Well, it turns out this may not be such a problem this year. Many funds can use losses from 2008 to offset gains in 2009, keeping the problem of “year-end distributions” to a minimum.
Morningstar (Stock Quote: MORN), the market-tracking firm, reports that many funds will have unusually small distributions this year, though there will be enough exceptions to make it worth checking before making a purchase. Most fund firms now have lists of expected payouts on their Web sites.
The problem involves profits funds earn from selling stocks, bonds or other assets during the year. When those sales produce net gains, the fund must pay them out to investors by the end of the year.

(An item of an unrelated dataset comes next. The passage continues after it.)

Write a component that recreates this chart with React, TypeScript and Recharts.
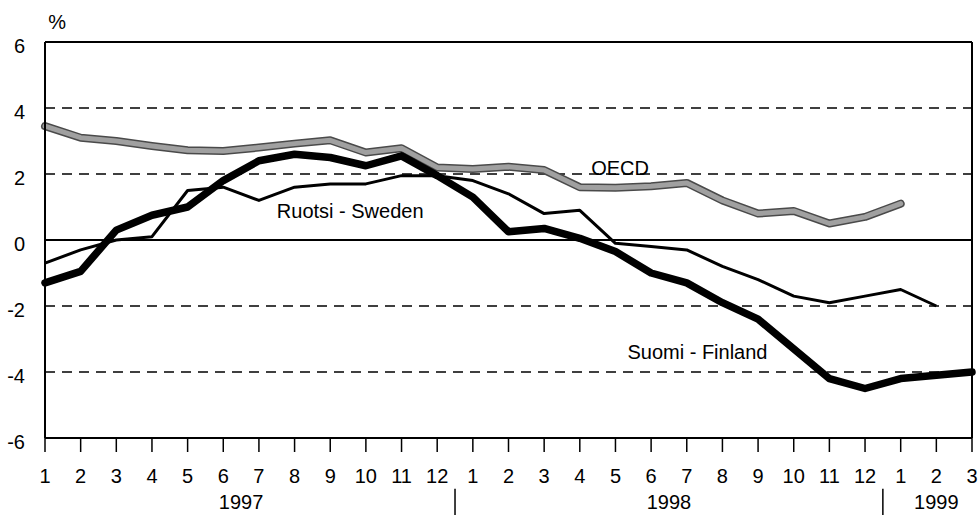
import { LineChart, Line, XAxis, YAxis, ReferenceLine, ReferenceDot } from "recharts";

// month tick labels, 1/1997 .. 3/1999
const monthLabels = [
  "1", "2", "3", "4", "5", "6", "7", "8", "9", "10", "11", "12",
  "1", "2", "3", "4", "5", "6", "7", "8", "9", "10", "11", "12",
  "1", "2", "3",
];
const years = ["1997", "1998", "1999"];
const monthsPerYear = [12, 12, 3];

const finland = [
  -1.3, -0.95, 0.3, 0.75, 1.0, 1.8, 2.4, 2.6, 2.5, 2.25, 2.55, 1.95,
  1.3, 0.25, 0.35, 0.05, -0.35, -1.0, -1.3, -1.9, -2.4, -3.3, -4.2, -4.5,
  -4.2, -4.1, -4.0,
];
const sweden = [
  -0.7, -0.3, 0.0, 0.1, 1.5, 1.6, 1.2, 1.6, 1.7, 1.7, 1.95, 1.95,
  1.8, 1.4, 0.8, 0.9, -0.1, -0.2, -0.3, -0.8, -1.2, -1.7, -1.9, -1.7,
  -1.5, -2.0, null,
];
const oecd = [
  3.45, 3.1, 3.0, 2.85, 2.72, 2.7, 2.8, 2.92, 3.02, 2.65, 2.78, 2.2,
  2.15, 2.22, 2.12, 1.6, 1.58, 1.63, 1.73, 1.2, 0.8, 0.88, 0.5, 0.7,
  1.1, null, null,
];

const yTicks = [-6, -4, -2, 0, 2, 4, 6];

const data = monthLabels.map((m, i) => ({
  i,
  m,
  finland: finland[i],
  sweden: sweden[i],
  oecd: oecd[i],
}));

// year blocks: label centred under its months, separator between years
let start = 0;
const yearBlocks = years.map((y, k) => {
  const n = monthsPerYear[k];
  const b = { year: y, mid: start + (n - 1) / 2, end: start + n - 0.5 };
  start += n;
  return b;
});

const font = "'Liberation Sans', Arial, Helvetica, sans-serif";
const fs = 20;

const label = (text: string) => (p: any) => (
  <text
    x={p.cx}
    y={p.cy}
    textAnchor="middle"
    dominantBaseline="central"
    fontFamily={font}
    fontSize={fs}
    fill="#000"
  >
    {text}
  </text>
);

const YTick = ({ x, y, payload }: any) => (
  <text x={x} y={y + 4} textAnchor="end" dominantBaseline="central" fontFamily={font} fontSize={fs} fill="#000">
    {payload.value}
  </text>
);

export default function App() {
  return (
    <div>
      <style>{`body{margin:0;background:#fff}`}</style>
      <LineChart width={978} height={515} data={data} margin={{ top: 42, right: 6, bottom: 0, left: 0 }}>
        <XAxis
          dataKey="i"
          type="number"
          domain={[0, 26]}
          ticks={data.map((d) => d.i)}
          interval={0}
          tickFormatter={(v: number) => monthLabels[v]}
          height={77}
          tickSize={14}
          tickMargin={17}
          axisLine={{ stroke: "#000", strokeWidth: 2 }}
          tickLine={{ stroke: "#000", strokeWidth: 1.5 }}
          tick={{ fill: "#000", fontFamily: font, fontSize: fs }}
        />
        <YAxis
          type="number"
          domain={[-6, 6]}
          ticks={yTicks}
          interval={0}
          width={45}
          tickSize={0}
          tickMargin={20}
          tickLine={false}
          axisLine={{ stroke: "#000", strokeWidth: 2 }}
          tick={<YTick />}
        />
        {[4, 2, -2, -4].map((v) => (
          <ReferenceLine key={v} y={v} stroke="#000" strokeWidth={1.5} strokeDasharray="10 7" />
        ))}
        <ReferenceLine y={0} stroke="#000" strokeWidth={2} />
        <ReferenceLine y={6} stroke="#000" strokeWidth={2} />
        <ReferenceLine x={26} stroke="#000" strokeWidth={2} />

        <Line dataKey="oecd" stroke="#4a4a4a" strokeWidth={8} dot={false} isAnimationActive={false} strokeLinejoin="round" strokeLinecap="round" />
        <Line dataKey="oecd" stroke="#a0a0a0" strokeWidth={5} dot={false} isAnimationActive={false} strokeLinejoin="round" strokeLinecap="round" />
        <Line dataKey="sweden" stroke="#000" strokeWidth={3} dot={false} isAnimationActive={false} strokeLinejoin="round" />
        <Line dataKey="finland" stroke="#000" strokeWidth={7.5} dot={false} isAnimationActive={false} strokeLinejoin="round" strokeLinecap="round" />

        <ReferenceDot x={16.13} y={2.19} r={0} ifOverflow="visible" shape={label("OECD")} />
        <ReferenceDot x={8.56} y={0.89} r={0} ifOverflow="visible" shape={label("Ruotsi - Sweden")} />
        <ReferenceDot x={18.3} y={-3.39} r={0} ifOverflow="visible" shape={label("Suomi - Finland")} />
        <ReferenceDot x={0.34} y={6.61} r={0} ifOverflow="visible" shape={label("%")} />

        {yearBlocks.map((b) => (
          <ReferenceDot key={b.year} x={b.mid} y={-7.93} r={0} ifOverflow="visible" shape={label(b.year)} />
        ))}
        {yearBlocks.slice(0, -1).map((b) => (
          <ReferenceLine
            key={"sep" + b.year}
            ifOverflow="visible"
            segment={[{ x: b.end, y: -7.54 }, { x: b.end, y: -8.4 }]}
            stroke="#000"
            strokeWidth={1.5}
          />
        ))}
      </LineChart>
    </div>
  );
}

The distributions, typically made in December, show up on the 1099 form sent by the fund in January. Even if the distributions are used to buy more fund shares, they are subject to short- or long-term capital gains tax unless the fund is held in a 401(k), IRA or other tax-favored account.Investors are typically told to postpone late-year purchases until after distributions are paid to avoid the tax. All else being equal, a fund’s share price falls when the distribution is paid, reflecting assets removed from the fund. That means nothing is lost from missing the distribution. A $10 share will fall to $9 after a $1 distribution, for example.
While funds must distribute net gains from asset sales, there is no similar mechanism for distributing net losses. However, a fund can hold on to losses and use them to offset gains in future years. Although many funds have realized sizeable gains this year, they are able to use losses from 2008 to reduce or eliminate required distributions.